In December 2016 – only a few days ago – Associated Press published a story about the library of Altomünster which was picked up by many news outlets in the English speaking world: http://bigstory.ap.org/article/81cd01800c3f49bab3f959ffe4171863

According to this article, the vicar general, Msgr. Peter Beer doubts the importance of the library and claims the existence of only one hitherto unpublished medieval manuscript. Based on the hundreds of photographs and notes taken by the members of our group who visited Altomünster in 2015, we must refute these claims. The library contains a significant number of elicit manuscripts, many illuminated and of the highest quality. One of them is an illuminated edition of the Revelations of Saint Birgitta, copied in Flanders at the beginning of the 16th century for the brothers’ library at the monastery Maria Troon in Dendermonde. In addition, the scholars from our group found many unknown Birgittine antiphoners dating from the Middle Ages to the 18th century and a significant number of Birgittine processionals.

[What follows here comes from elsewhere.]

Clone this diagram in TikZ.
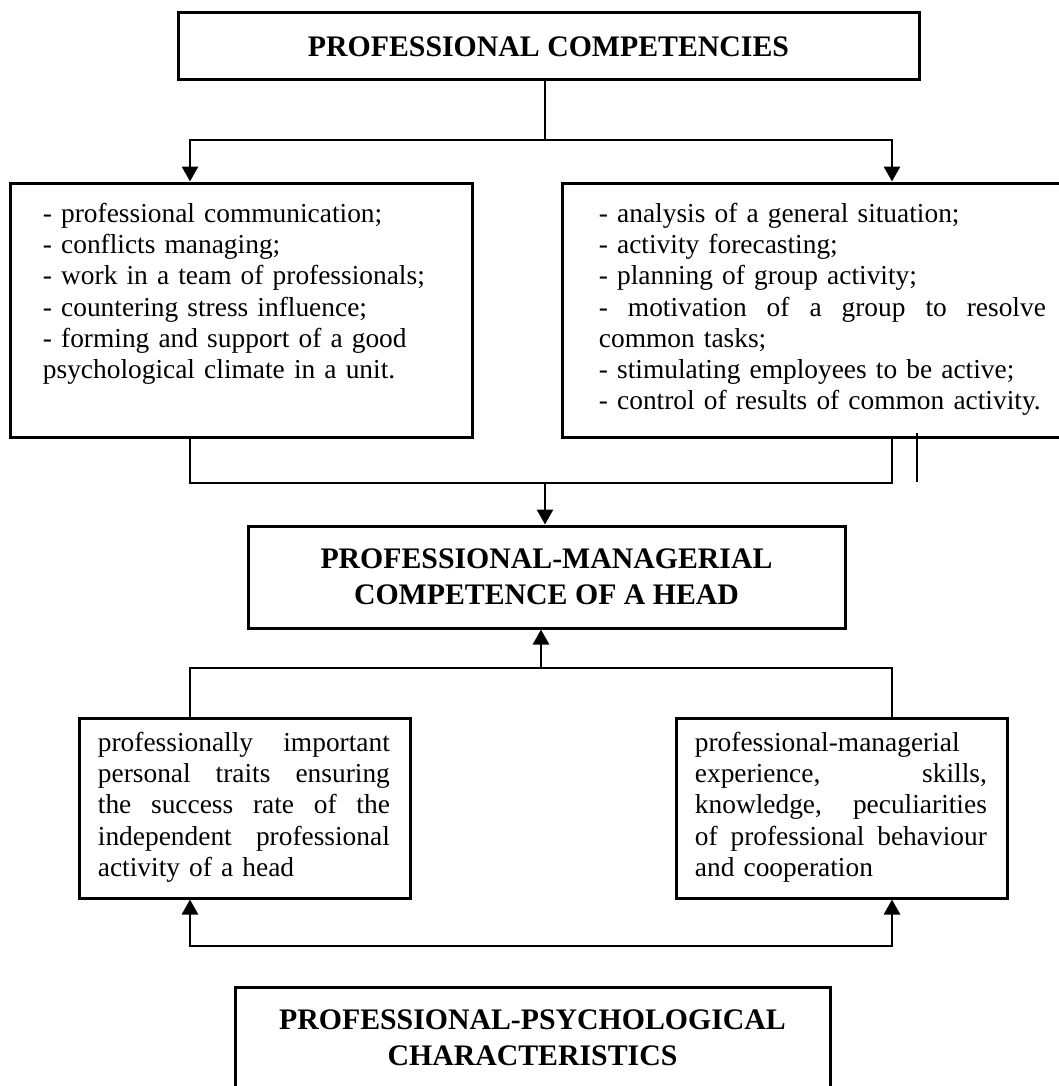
\documentclass[tikz,border=0pt]{standalone}
\usepackage{fontspec}
\setmainfont{Liberation Serif}
\usetikzlibrary{arrows.meta}

\newcommand{\spreadline}[1]{\makebox[\hsize][s]{\spaceskip=0pt\xspaceskip=0pt #1}}

\begin{document}
\begin{tikzpicture}[x=0.5pt, y=-0.5pt, >={Triangle[width=8pt,length=7.5pt]},
    box/.style={draw, line width=1.5pt, inner sep=0pt},
    heading/.style={font=\fontsize{14.9}{18}\selectfont\bfseries, align=center},
    list/.style={font=\fontsize{13.7}{15.65}\selectfont, align=left, inner sep=0pt, anchor=north west},
    link/.style={line width=1.4pt}]

  \useasboundingbox (0,0) rectangle (1059,1086);

  % Competenties
  \node[box, heading, minimum width=370.5pt, minimum height=33.5pt] (comp) at (548.5,46.5) {PROFESSIONAL COMPETENCIES};

  % Linker blok
  \node[box, minimum width=231pt, minimum height=127pt] (lbox) at (241,310) {};
  \node[list, text width=215pt] (ltext) at ([xshift=17pt, yshift=-10.5pt]lbox.north west)
    {- professional communication;\\
     - conflicts managing;\\
     - work in a team of professionals;\\
     - countering stress influence;\\
     - forming and support of a good\\
     psychological climate in a unit.};

  % Rechter blok
  \node[box, minimum width=257pt, minimum height=127pt] (rbox) at (819,310) {};
  \node[list, text width=223.5pt] (rtext) at ([xshift=19pt, yshift=-10.5pt]rbox.north west)
    {- analysis of a general situation;\\
     - activity forecasting;\\
     - planning of group activity;\\
     \spreadline{- motivation of a group to resolve}\\
     common tasks;\\
     - stimulating employees to be active;\\
     - control of results of common activity.};

  % Leidinggevende competentie
  \node[box, heading, minimum width=298.5pt, minimum height=51pt] (mgr) at (546.5,577) {PROFESSIONAL-MANAGERIAL\\COMPETENCE OF A HEAD};

  % Eigenschappen
  \node[box, minimum width=165.5pt, minimum height=90pt] (traits) at (244.5,808) {};
  \node[list, text width=146pt] (traitstext) at ([xshift=10pt, yshift=-7.5pt]traits.north west)
    {\spreadline{professionally important}\\
     \spreadline{personal traits ensuring}\\
     \spreadline{the success rate of the}\\
     \spreadline{independent professional}\\
     activity of a head};

  % Ervaring
  \node[box, minimum width=165.5pt, minimum height=90pt] (exp) at (841.5,808) {};
  \node[list, text width=146pt] (exptext) at ([xshift=10pt, yshift=-7.5pt]exp.north west)
    {professional-managerial\\
     \spreadline{experience, skills,}\\
     \spreadline{knowledge, peculiarities}\\
     \spreadline{of professional behaviour}\\
     and cooperation};

  % Psychologische kenmerken
  \node[box, heading, minimum width=297.5pt, minimum height=50.5pt] (psych) at (532.5,1037.5) {PROFESSIONAL-PSYCHOLOGICAL\\CHARACTERISTICS};

  % hulppunten
  \coordinate (colL) at (190,0);
  \coordinate (colR) at (892,0);
  \coordinate (split) at (545,140);
  \coordinate (join) at (545,483);
  \coordinate (merge) at (541,668);
  \coordinate (base) at (545,946);

  % verbindingen
  \draw[link] (comp.south -| split) -- (split);
  \draw[link, ->] (split) -| (colL |- lbox.north);
  \draw[link, ->] (split) -| (colR |- rbox.north);

  \draw[link] (colL |- lbox.south) |- (join);
  \draw[link] (colR |- rbox.south) |- (join);
  \draw[link, ->] (join) -- (mgr.north -| join);

  \draw[link, ->] (merge) -- (mgr.south -| merge);
  \draw[link] (colL |- traits.north) |- (merge);
  \draw[link] (colR |- exp.north) |- (merge);

  \draw[link, <->] (colL |- traits.south) |- (base) -| (colR |- exp.south);

  % losse streep
  \coordinate (tickA) at (917,433);
  \coordinate (tickB) at (917,482);
  \draw[line width=1pt] (tickA) -- (tickB);

\end{tikzpicture}
\end{document}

Beer also questions the qualifications and rights of scholars from the USA with respect to medieval cultural heritage. When asked about the open letter sent by our group and its failure to elicit a response, Msgr. Beer pointed out: “You can be assured that we do not need any help from the U.S.A. to understand how to treat cultural assets of significance for Europe. We have a slightly longer history and slightly longer experience.” As a group of scholars from eight countries, including four U.S. citizens, we must take issue with this statement. Nationality and genealogical background does not determine the scholarly proficiency of individuals or groups nor should it justify the right to determine access to historical materials. Our previously published transdisciplinary work with medieval manuscripts, especially Birgittine books, as well as our current project plans should provide credentials enough. We need to stress that it is not only our right as scholars to urge institutions to protect cultural heritage, but that it is our responsibility to do so. The rarity of Birgittine materials coupled with the uniqueness of this pan-European late-medieval order for women, means that much is at stake here. The safekeeping of the Altomünster library affects more than just Germany and the diocese of Munich and Freising
We were pleased to learn from the Associated Press article that the diocese has no plans to sell the library, but intends to have at least some of the materials digitized so that scholars can access the files in the future. No date has been given by when the digital files will be accessible and through which channels. For scholarly purposes, however, study based solely on reproductions is by no means adequate; accessing the original books is indispensable. The artistic techniques and colors of pigments, the codicological composition and structure of quires, the provenance of watermarks, the quality of parchment and bindings can only be evaluated on the basis of the original.
Reportedly some sorting and cleaning of the books and other materials is currently being carried out. Since the fate of the library has not been decided we feel that the scholarly community should use its influence to demand that any work undertaken be executed according to professional archival standards with the preservation of knowledge and materials as its highest priority.